= Fracket =

Disposable outerwear worn to college parties

A fracket is a disposable outerwear item that can be discarded at a party. The term was coined by American college students to describe an inexpensive jacket or sweatshirt worn solely to keep warm at fraternity parties, with the understanding that it may get lost.

== History ==
The term 'fracket' may have originated at Pennsylvania State University. In their study of university campus parties, sociologists Ashley Mears and Heather Mooney observed that the need for frackets arose from the lack of coat rooms at fraternity and final club houses. The challenge of keeping track of one’s jacket at a fraternity party, along with the need to stay warm while traveling to and from the event, led to the concept of frackets. The term 'fracket' is a portmanteau of 'frat jacket,' with 'fraternity' and 'jacket' as the root words.
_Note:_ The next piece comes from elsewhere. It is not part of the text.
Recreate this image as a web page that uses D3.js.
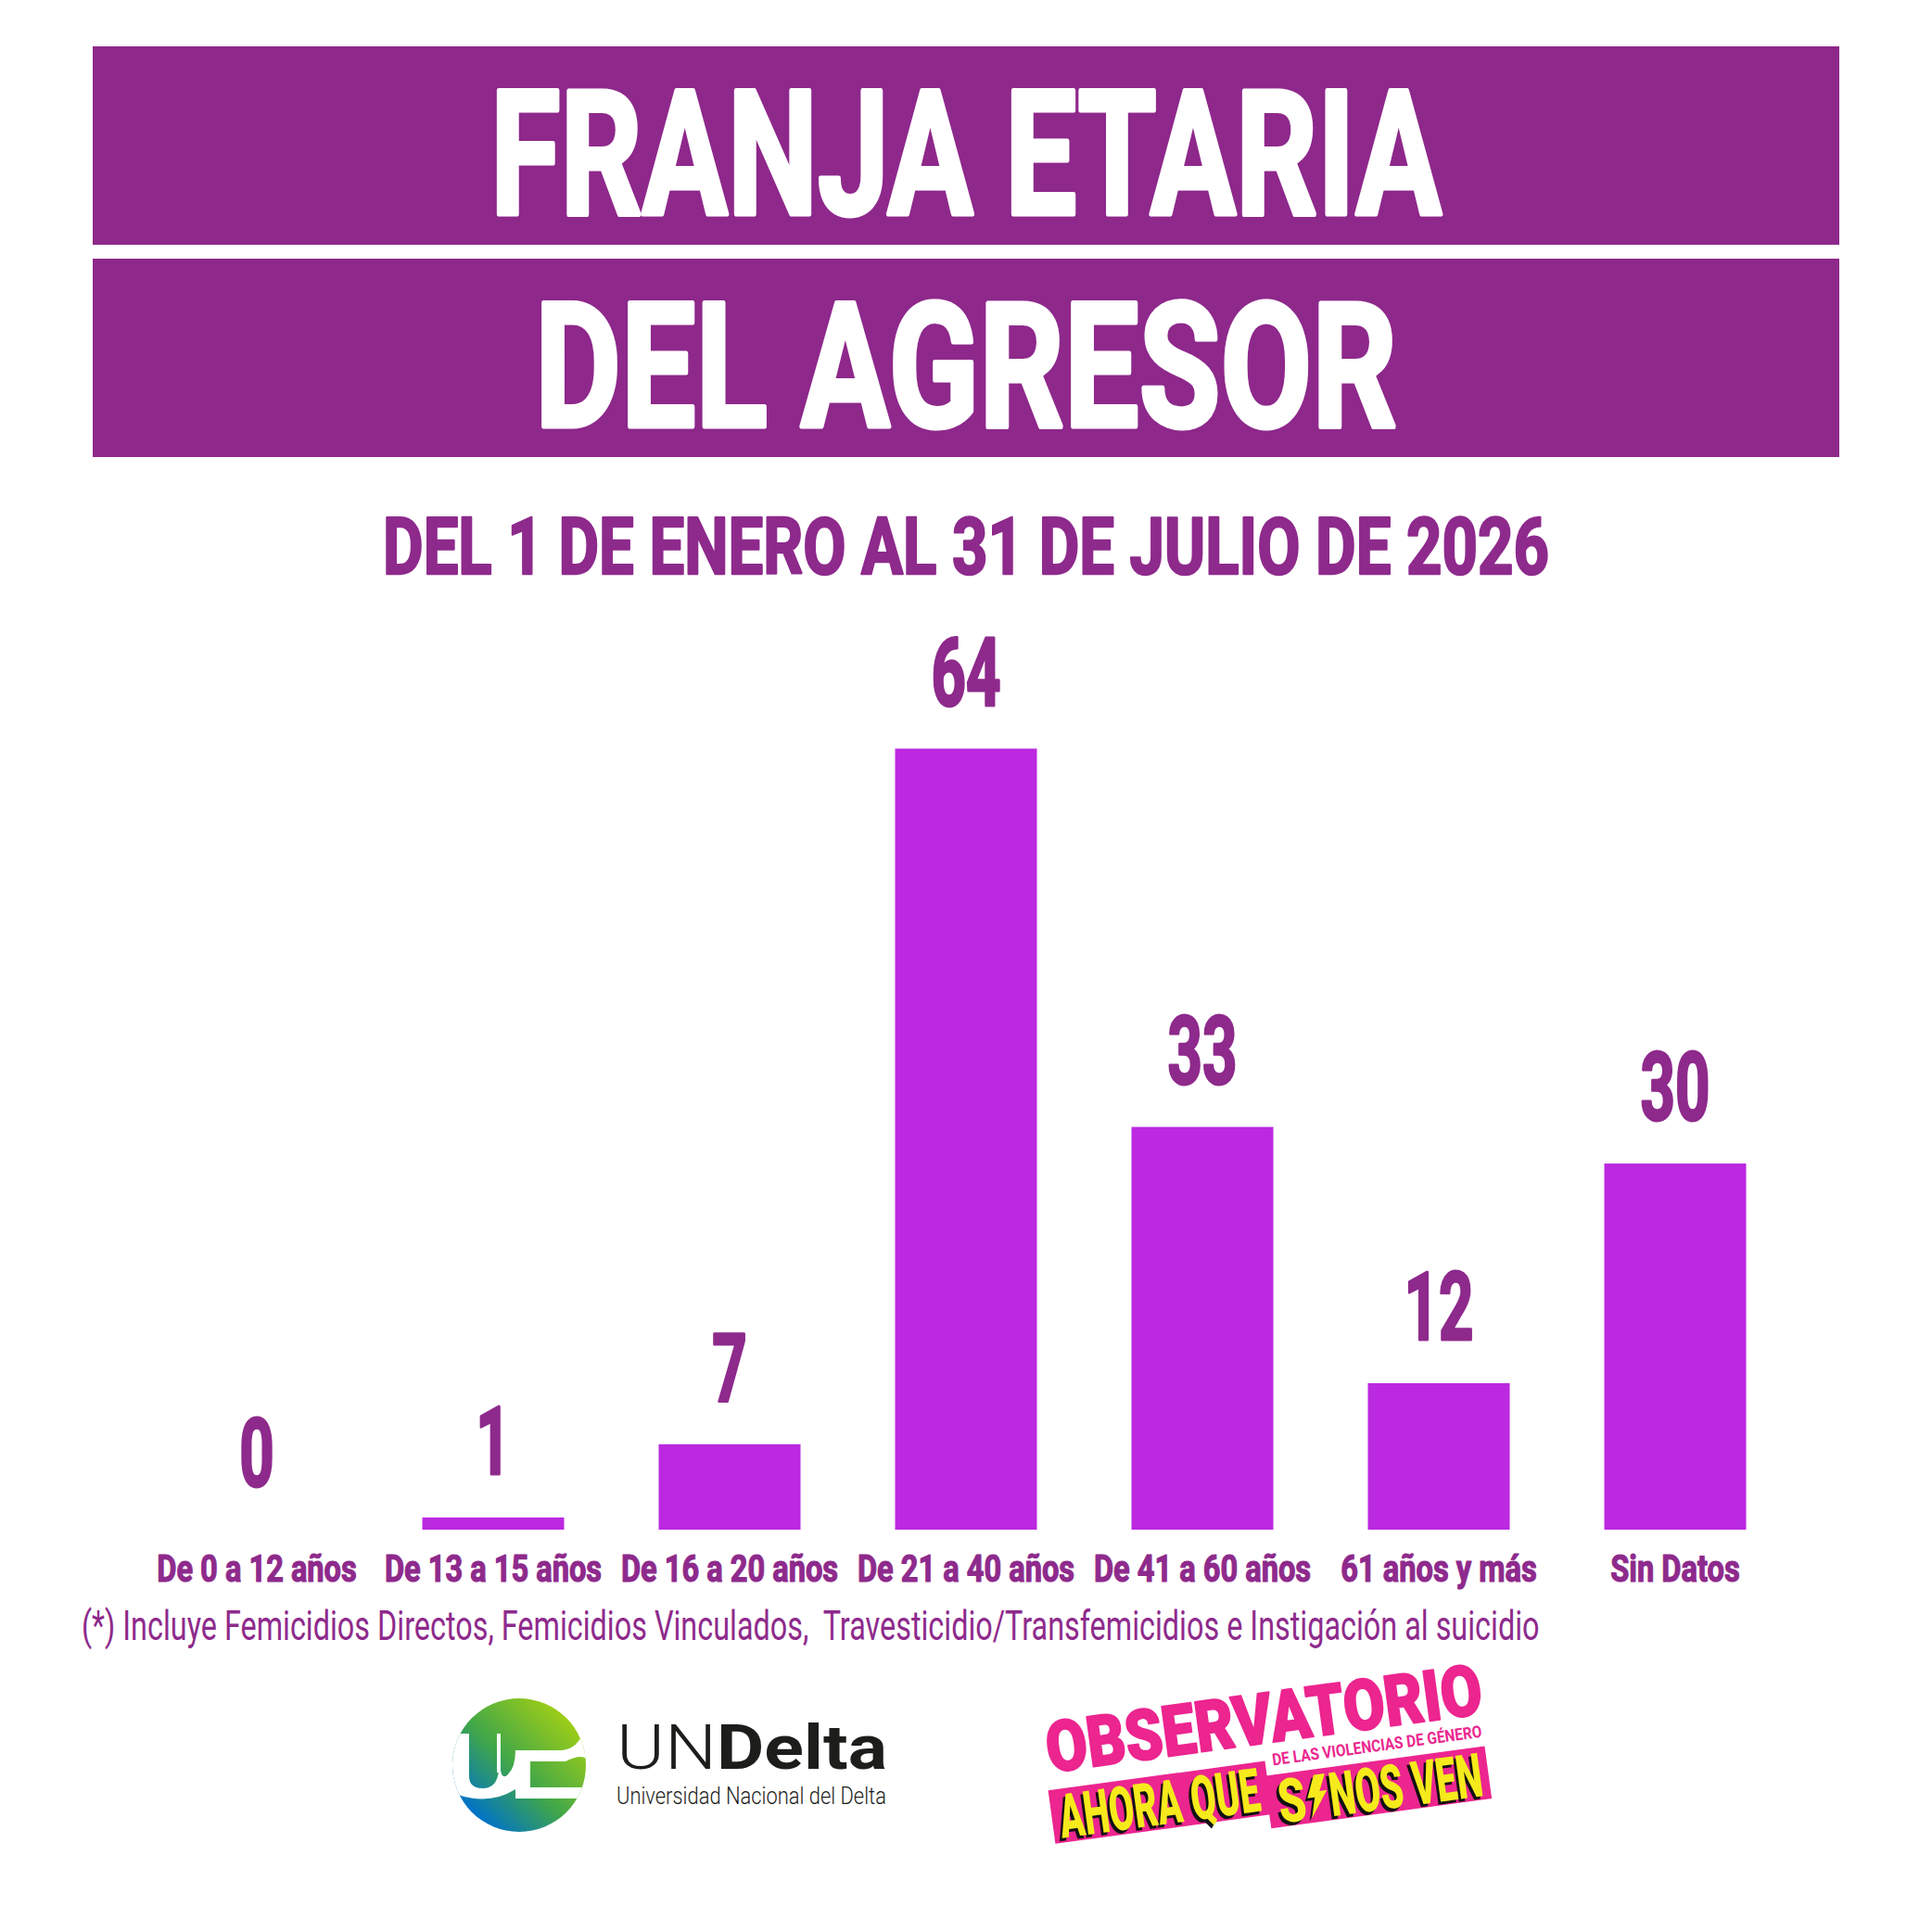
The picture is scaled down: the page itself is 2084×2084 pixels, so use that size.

What sets a fracket apart from a jacket is the owner's voluntary suspension of the expectation that the jacket will remain in their custody. This practice essentially allows for the situational social acceptance of theft under the pretense that the original owner expected the property to be stolen. As a result, wearers do not store anything valuable in the pockets of their fracket when they take it off.

Two key characteristics of the fracket are that it is inexpensive and distinctive. Mears and Mooney noted the care taken in the selection of frackets, as well as the evaluation of potential organizational members based on this selection. In 2023, CNET included a fracket on its list of ten wardrobe essentials to pack for college.

== Frackit ==
In 2014, University of Pennsylvania students Caroline Calle and Melissa Greenblatt created FRACKIT, a company that manufactured and sold waterproof hooded jackets. The company's name was derived from 'fracket.' Calle and Greenblatt were members of the Delta Delta Delta sorority at the University of Pennsylvania.

== Literary references ==
Author Anna Caritj mentions a fracket in her 2022 novel, Leda and the Swan.